SLURM is the name of the scheduler used on Anvil that allows users to submit one or more long-running jobs to the Anvil cluster. The SLURM scheduler controls which of the 1000 nodes on Anvil will be used to run the various jobs people submit. It will assign whole or partial nodes depending on how many CPU cores and memory are requested.
What is sbatch?
sbatch
is the name of the program on Anvil that is used to submit jobs to the SLURM scheduler. It supports many arguments, such as specifying how long the job will run, how many CPU cores it requires, etc. You can specify these arguments either on the command line when you invoke sbatch, or more conveniently, by embedding them directly into the sbatch script you create as specially crafted comments. An example sbatch script may look like this:
#!/bin/bash -l
#SBATCH -N 1 # Number of nodes. ALWAYS set to 1
#SBATCH -n 1 # Number of tasks. ALWAYS set to 1
#SBATCH -c 1 # Number of CPU cores. Can go as high as 128
# Each additional CPU core adds around 1.9GB of RAM so
# to get more memory, add more CPU cores.
#SBATCH -t 1:0:0 # Number of hours to run (H:M:S). Change as needed.
#SBATCH -A cis220051 # The TDM account to charge for this. Don't change.
#SBATCH -p shared # Partition to use. Rarely change
# These three lines "load" the TDM python.
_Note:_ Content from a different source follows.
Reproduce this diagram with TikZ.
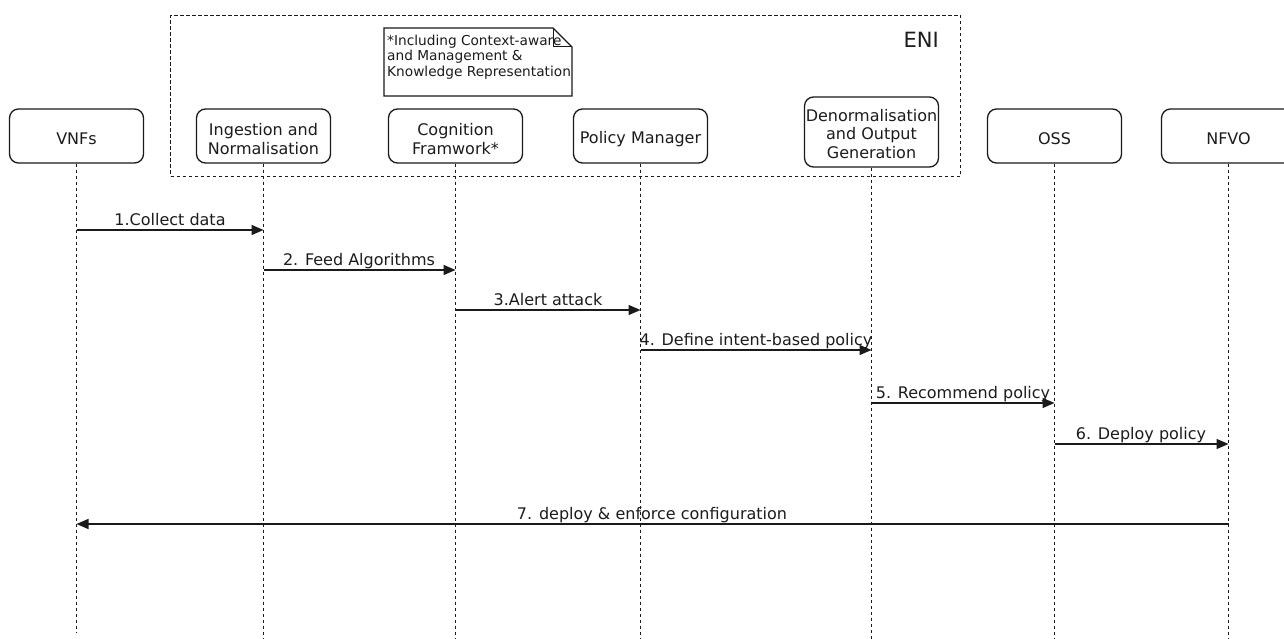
\documentclass[tikz,border=0pt]{standalone}
\usepackage{fontspec}
\setmainfont{DejaVu Sans}
\usetikzlibrary{arrows.meta}
\definecolor{ink}{HTML}{1A1A1A}
\definecolor{txt}{HTML}{1C1C1C}
\begin{document}
\begin{tikzpicture}[x=1pt,y=-1pt,
  actor/.style={draw=ink, line width=1.3pt, rounded corners=9pt, minimum width=134pt,
    minimum height=54pt, inner sep=0pt},
  atext/.style={align=center, font=\fontsize{16}{19}\selectfont, text=txt, inner sep=0pt, yshift=-3pt},
  life/.style={draw=ink, line width=1pt, dash pattern=on 3.5pt off 2.5pt},
  msg/.style={draw=ink, line width=1.5pt, -{Triangle[length=12pt,width=10pt]}},
  lbl/.style={font=\fontsize{16}{19}\selectfont, text=txt, anchor=base, inner sep=0pt}]
\useasboundingbox (0,0) rectangle (1284,639);
\clip (0,0) rectangle (1284,639);
\fill[white] (0,0) rectangle (1284,639);

% ENI group
\node[draw=ink, line width=1pt, dash pattern=on 3.5pt off 2.5pt, minimum width=790pt,
  minimum height=161pt, inner sep=0pt, outer sep=0pt] (eni) at (565.5,96) {};
\node[font=\fontsize{21}{24}\selectfont, text=txt, anchor=base east, inner sep=0pt] (enilbl) at (939,48) {ENI};

% note
\draw[draw=ink, line width=1.3pt, fill=white] (384,28) -- (553,28) -- (572,47) -- (572,96) -- (384,96) -- cycle;
\draw[draw=ink, line width=1pt] (553,28) -- (553,47) -- (572,47);
\node[anchor=north west, align=left, inner sep=0pt, text=txt, font=\fontsize{13.7}{15.5}\selectfont] (notetext) at (387,34.5)
  {*Including Context-aware\\and Management \&\\Knowledge Representation};

% actors
\node[actor] (vnf) at (76.5,136) {};
\node[actor] (ing) at (263.5,136) {};
\node[actor] (cog) at (455.5,136) {};
\node[actor] (pol) at (640.5,136) {};
\node[actor, minimum height=70pt] (den) at (871.5,132) {};
\node[actor] (oss) at (1054.5,136) {};
\node[actor] (nfvo) at (1228.5,136) {};
\node[atext] (vnft) at (vnf) {VNFs};
\node[atext] (ingt) at (ing) {Ingestion and\\Normalisation};
\node[atext] (cogt) at (cog) {Cognition\\Framwork*};
\node[atext] (polt) at (pol) {Policy Manager};
\node[atext, yshift=1pt, font=\fontsize{16}{18.3}\selectfont] (dent) at (den) {Denormalisation\\and Output\\Generation};
\node[atext] (osst) at (oss) {OSS};
\node[atext] (nfvot) at (nfvo) {NFVO};

% lifelines
\coordinate (vnfend) at (vnf.south |- 0,632);
\coordinate (ingend) at (ing.south |- 0,640);
\coordinate (cogend) at (cog.south |- 0,640);
\coordinate (polend) at (pol.south |- 0,640);
\coordinate (denend) at (den.south |- 0,640);
\coordinate (ossend) at (oss.south |- 0,640);
\coordinate (nfvoend) at (nfvo.south |- 0,640);
\draw[life] (vnf.south) -- (vnfend);
\draw[life] (ing.south) -- (ingend);
\draw[life] (cog.south) -- (cogend);
\draw[life] (pol.south) -- (polend);
\draw[life] (den.south) -- (denend);
\draw[life] (oss.south) -- (ossend);
\draw[life] (nfvo.south) -- (nfvoend);

% message points
\coordinate (m1a) at (vnf.south |- 0,230); \coordinate (m1b) at (ing.south |- 0,230);
\coordinate (m2a) at (ing.south |- 0,270); \coordinate (m2b) at (cog.south |- 0,270);
\coordinate (m3a) at (cog.south |- 0,310); \coordinate (m3b) at (pol.south |- 0,310);
\coordinate (m4a) at (pol.south |- 0,350); \coordinate (m4b) at (den.south |- 0,350);
\coordinate (m5a) at (den.south |- 0,403); \coordinate (m5b) at (oss.south |- 0,403);
\coordinate (m6a) at (oss.south |- 0,444); \coordinate (m6b) at (nfvo.south |- 0,444);
\coordinate (m7a) at (nfvo.south |- 0,524); \coordinate (m7b) at (vnf.south |- 0,524);

\draw[msg] (m1a) -- (m1b);
\draw[msg] (m2a) -- (m2b);
\draw[msg] (m3a) -- (m3b);
\draw[msg] (m4a) -- (m4b);
\draw[msg] (m5a) -- (m5b);
\draw[msg] (m6a) -- (m6b);
\draw[msg] (m7a) -- (m7b);

\node[lbl] (t1) at (170,225) {1.Collect data};
\node[lbl] (t2) at (359,265) {2. Feed Algorithms};
\node[lbl] (t3) at (548,305) {3.Alert attack};
\node[lbl] (t4) at (756,345) {4. Define intent-based policy};
\node[lbl] (t5) at (963,398) {5. Recommend policy};
\node[lbl] (t6) at (1141,439) {6. Deploy policy};
\node[lbl] (t7) at (652,519) {7. deploy \& enforce configuration};
\end{tikzpicture}
\end{document}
Almost always keep them.
module use /anvil/projects/tdm/opt/core
module load tdm
module load python/seminar r/seminar
# This is the python program we will run
python3 myprogram.py
If the above script were saved to a file named run1.sh
, you would submit it to SLURM using the command:
sbatch run1.sh
A few more things to know
It’s best to place the sbatch script in the same directory as the code you want to run.
You can check the status of your job using the squeue --me
command.
You can cancel a job using the scancel JOBID
command, where JOBID is the job number assigned to your job when you submitted it. You can find this JOBID by using the squeue --me
command.
You can have more than one running at a time, but don’t go crazy and run dozens of jobs at once. If you feel you need to submit many jobs at once, please contact someone on the Data Mine staff first.